First Go program: converting Google Scholar XML holdings to EBSCO Discovery Service holdings
Posted on Mon 11 June 2012 in Libraries
Update 2012-06-19: And here's how to implement stream-oriented XML parsing
Many academic libraries are already generating electronic resource holdings summaries in the Google Scholar XML holdingsformat, and it seems to provide most of the metadata you would need to provide a discovery layer summary in a nice, granular format... but unfortunately EBSCO doesn't want that for their Discovery Service. They want a tab-delimited file with just a few fields, and they don't want to go and fetch the Google Scholar XML holdings file and parse it themselves--even though that would seem to be a nice way to avoid having to teach each potential library client how to export holdings in their own desired input format. Lots of libraries don't expose their Google Scholar XML holdings publicly for some reason; I don't get why not, but have to investigate locally...
That gave me the excuse and opportunity to go off and invest some time in learning something new. I could have whipped up a script in Perl or Python or PHP, or written an XSL transform, but I opted to try out Go for this task. I've been introduced to Go twice in the past two years and was impressed by the language, but there's only so much you absorb in a one-hour workshop, and unless you need to get real work done, you never really learn a programming language.

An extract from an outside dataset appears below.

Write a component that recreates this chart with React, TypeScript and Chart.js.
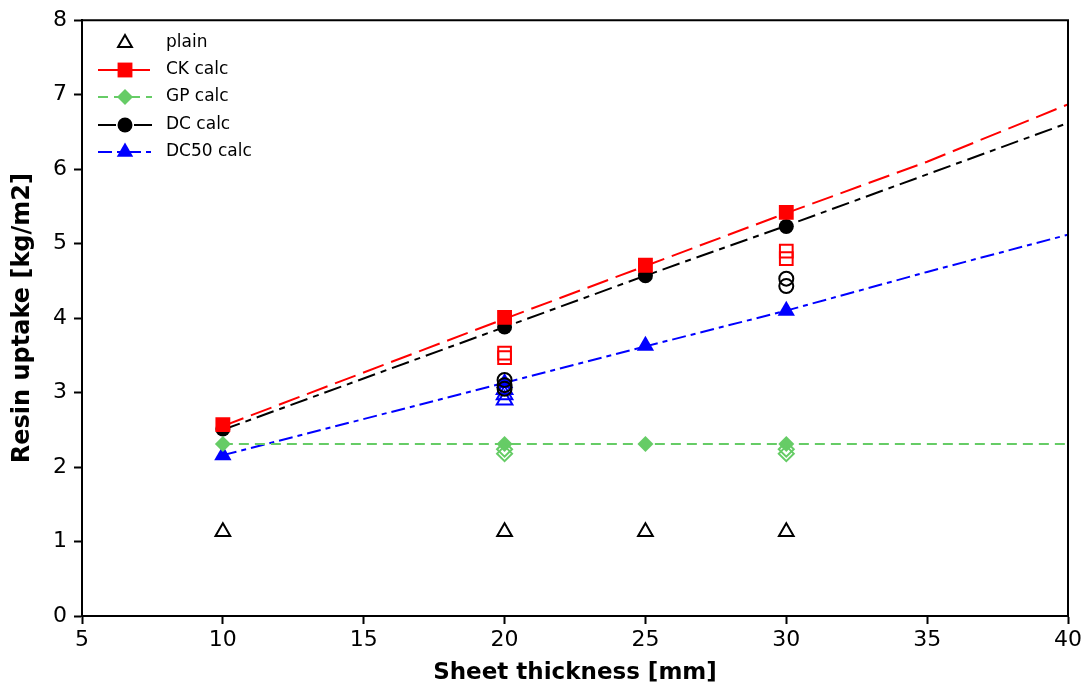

Thus, I present to you my first crappy Go program: eds_holdings.go As I wrote this, I noted:
- I appreciate the clear reference documentation at http://golang.org but it would really benefit from more inline examples. I ended up writing the XML parsing portion of this using xml.Unmarshal primarily because there was an example for it. Of course, Unmarshal parses the entire document into structures in memory at once... I knew that wasn't what I wanted, but for whatever reason I didn't find any mention of "SAX" or "event" or "pull" that would lead me to a stream-oriented, low-memory parsing option on the page.
- However, the #go-nuts IRC channel on Freenode gave me a reply within minutes, pointing me at xml.Decoder for that purpose. Which is really great - a supportive community is critical. My only problem is that without a simple example to follow, I didn't want to dive into rewriting my quasi-working code, so I ploughed onward.
- My current approach to I/O is far from optimal. Not only am I parsing the entire XML structure in memory, I'm also reading the entire XML file into memory to begin with (via ioutil.FileRead as a natural outgrowth of my "begin by parsing a hard-coded string"). Don't follow my example! Please point me at a better example
- The standards and consistency wonk in me likes that Go delegates whitespace wars to go fmt <filename>. Problem solved and time-wasting arguments averted for everyone.
- Go is (subjectively) fast and for all of my worrying about in-memory work, it was pretty lean -- at its maximum, consuming less than 200 MB of RAM while iterating over a 32 MB XML file. For comparison, Firefox was consuming around 750 MB the entire time.
In summary: I enjoyed writing in Go, and hope to find an excuse to do it again. Also, I have much to learn!